Data
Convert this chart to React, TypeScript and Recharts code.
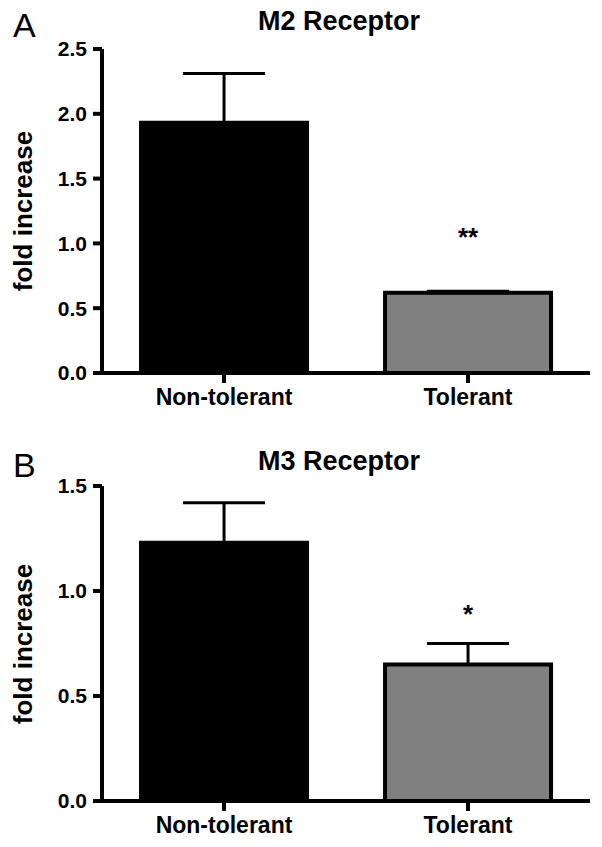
import { BarChart, Bar, XAxis, YAxis, Cell, ErrorBar, ReferenceDot } from 'recharts';

// groups on the x axis
const groups = ['Non-tolerant', 'Tolerant'];
const barColors = ['#000000', '#808080'];

// panel A: M2 receptor
const m2Means = [1.93, 0.62];
const m2Sem = [0.38, 0.01];
const m2Ticks = [0, 0.5, 1, 1.5, 2, 2.5];

// panel B: M3 receptor
const m3Means = [1.23, 0.65];
const m3Sem = [0.19, 0.1];
const m3Ticks = [0, 0.5, 1, 1.5];

const font = '"Liberation Sans", Arial, sans-serif';

interface PanelProps {
  top: number;
  letter: string;
  title: string;
  means: number[];
  sems: number[];
  ticks: number[];
  star: string;
  starLevel: number;
  chartHeight: number;
  marginTop: number;
  marginBottom: number;
}

function Panel({ top, letter, title, means, sems, ticks, star, starLevel, chartHeight, marginTop, marginBottom }: PanelProps) {
  const data = groups.map((g, i) => ({ group: g, mean: means[i], err: [0, sems[i]] }));
  const plotTop = top + marginTop;
  const plotBottom = top + chartHeight - marginBottom - 50;
  const midY = (plotTop + plotBottom) / 2;

  return (
    <>
      <div style={{ position: 'absolute', left: 13, top: top + 8, fontSize: 34, lineHeight: '34px', fontFamily: font }}>
        {letter}
      </div>
      <div style={{ position: 'absolute', left: 189, width: 300, top: top + 8, textAlign: 'center', fontSize: 27, lineHeight: '27px', fontWeight: 'bold', fontFamily: font }}>
        {title}
      </div>
      <div
        style={{
          position: 'absolute', left: 23 - 150, top: midY - 13, width: 300, height: 26,
          textAlign: 'center', fontSize: 26, lineHeight: '26px', fontWeight: 'bold', fontFamily: font,
          transform: 'rotate(-90deg)',
        }}
      >
        fold increase
      </div>
      <div style={{ position: 'absolute', left: 0, top }}>
        <BarChart
          width={602}
          height={chartHeight}
          data={data}
          margin={{ top: marginTop, right: 12, bottom: marginBottom, left: 30 }}
          barCategoryGap="16%"
        >
          <XAxis
            dataKey="group"
            height={50}
            axisLine={{ stroke: '#000', strokeWidth: 4 }}
            tickLine={{ stroke: '#000', strokeWidth: 4 }}
            tickSize={10}
            tickMargin={6}
            tick={{ fill: '#000', fontSize: 23, fontWeight: 'bold', fontFamily: font }}
          />
          <YAxis
            width={72}
            domain={[0, ticks[ticks.length - 1]]}
            ticks={ticks}
            tickFormatter={(v: number) => v.toFixed(1)}
            axisLine={{ stroke: '#000', strokeWidth: 4 }}
            tickLine={{ stroke: '#000', strokeWidth: 4 }}
            tickSize={9}
            tickMargin={6}
            tick={{ fill: '#000', fontSize: 21, fontWeight: 'bold', fontFamily: font }}
          />
          <Bar dataKey="mean" stroke="#000" strokeWidth={4} isAnimationActive={false}>
            {data.map((d, i) => (
              <Cell key={d.group} fill={barColors[i]} />
            ))}
            <ErrorBar dataKey="err" width={41} stroke="#000" strokeWidth={3} direction="y" isAnimationActive={false} />
          </Bar>
          <ReferenceDot
            x="Tolerant"
            y={starLevel}
            r={0}
            fill="none"
            stroke="none"
            label={{ value: star, position: 'center', fontSize: 26, fontWeight: 'bold', fill: '#000', fontFamily: font }}
          />
        </BarChart>
      </div>
    </>
  );
}

export default function App() {
  return (
    <div style={{ position: 'absolute', left: 0, top: 0, width: 602, height: 847, background: '#fff' }}>
      <Panel
        top={0}
        letter="A"
        title="M2 Receptor"
        means={m2Means}
        sems={m2Sem}
        ticks={m2Ticks}
        star="**"
        starLevel={1.05}
        chartHeight={430}
        marginTop={49}
        marginBottom={7}
      />
      <Panel
        top={440}
        letter="B"
        title="M3 Receptor"
        means={m3Means}
        sems={m3Sem}
        ticks={m3Ticks}
        star="*"
        starLevel={0.89}
        chartHeight={420}
        marginTop={46}
        marginBottom={9}
      />
    </div>
  );
}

The request
Copy out every line of the material above exactly, skipping the pictures.

Reply to the task
Convert this chart to React, TypeScript and Recharts code.
import { BarChart, Bar, XAxis, YAxis, Cell, ErrorBar, ReferenceDot } from 'recharts';

// groups on the x axis
const groups = ['Non-tolerant', 'Tolerant'];
const barColors = ['#000000', '#808080'];

// panel A: M2 receptor
const m2Means = [1.93, 0.62];
const m2Sem = [0.38, 0.01];
const m2Ticks = [0, 0.5, 1, 1.5, 2, 2.5];

// panel B: M3 receptor
const m3Means = [1.23, 0.65];
const m3Sem = [0.19, 0.1];
const m3Ticks = [0, 0.5, 1, 1.5];

const font = '"Liberation Sans", Arial, sans-serif';

interface PanelProps {
  top: number;
  letter: string;
  title: string;
  means: number[];
  sems: number[];
  ticks: number[];
  star: string;
  starLevel: number;
  chartHeight: number;
  marginTop: number;
  marginBottom: number;
}

function Panel({ top, letter, title, means, sems, ticks, star, starLevel, chartHeight, marginTop, marginBottom }: PanelProps) {
  const data = groups.map((g, i) => ({ group: g, mean: means[i], err: [0, sems[i]] }));
  const plotTop = top + marginTop;
  const plotBottom = top + chartHeight - marginBottom - 50;
  const midY = (plotTop + plotBottom) / 2;

  return (
    <>
      <div style={{ position: 'absolute', left: 13, top: top + 8, fontSize: 34, lineHeight: '34px', fontFamily: font }}>
        {letter}
      </div>
      <div style={{ position: 'absolute', left: 189, width: 300, top: top + 8, textAlign: 'center', fontSize: 27, lineHeight: '27px', fontWeight: 'bold', fontFamily: font }}>
        {title}
      </div>
      <div
        style={{
          position: 'absolute', left: 23 - 150, top: midY - 13, width: 300, height: 26,
          textAlign: 'center', fontSize: 26, lineHeight: '26px', fontWeight: 'bold', fontFamily: font,
          transform: 'rotate(-90deg)',
        }}
      >
        fold increase
      </div>
      <div style={{ position: 'absolute', left: 0, top }}>
        <BarChart
          width={602}
          height={chartHeight}
          data={data}
          margin={{ top: marginTop, right: 12, bottom: marginBottom, left: 30 }}
          barCategoryGap="16%"
        >
          <XAxis
            dataKey="group"
            height={50}
            axisLine={{ stroke: '#000', strokeWidth: 4 }}
            tickLine={{ stroke: '#000', strokeWidth: 4 }}
            tickSize={10}
            tickMargin={6}
            tick={{ fill: '#000', fontSize: 23, fontWeight: 'bold', fontFamily: font }}
          />
          <YAxis
            width={72}
            domain={[0, ticks[ticks.length - 1]]}
            ticks={ticks}
            tickFormatter={(v: number) => v.toFixed(1)}
            axisLine={{ stroke: '#000', strokeWidth: 4 }}
            tickLine={{ stroke: '#000', strokeWidth: 4 }}
            tickSize={9}
            tickMargin={6}
            tick={{ fill: '#000', fontSize: 21, fontWeight: 'bold', fontFamily: font }}
          />
          <Bar dataKey="mean" stroke="#000" strokeWidth={4} isAnimationActive={false}>
            {data.map((d, i) => (
              <Cell key={d.group} fill={barColors[i]} />
            ))}
            <ErrorBar dataKey="err" width={41} stroke="#000" strokeWidth={3} direction="y" isAnimationActive={false} />
          </Bar>
          <ReferenceDot
            x="Tolerant"
            y={starLevel}
            r={0}
            fill="none"
            stroke="none"
            label={{ value: star, position: 'center', fontSize: 26, fontWeight: 'bold', fill: '#000', fontFamily: font }}
          />
        </BarChart>
      </div>
    </>
  );
}

export default function App() {
  return (
    <div style={{ position: 'absolute', left: 0, top: 0, width: 602, height: 847, background: '#fff' }}>
      <Panel
        top={0}
        letter="A"
        title="M2 Receptor"
        means={m2Means}
        sems={m2Sem}
        ticks={m2Ticks}
        star="**"
        starLevel={1.05}
        chartHeight={430}
        marginTop={49}
        marginBottom={7}
      />
      <Panel
        top={440}
        letter="B"
        title="M3 Receptor"
        means={m3Means}
        sems={m3Sem}
        ticks={m3Ticks}
        star="*"
        starLevel={0.89}
        chartHeight={420}
        marginTop={46}
        marginBottom={9}
      />
    </div>
  );
}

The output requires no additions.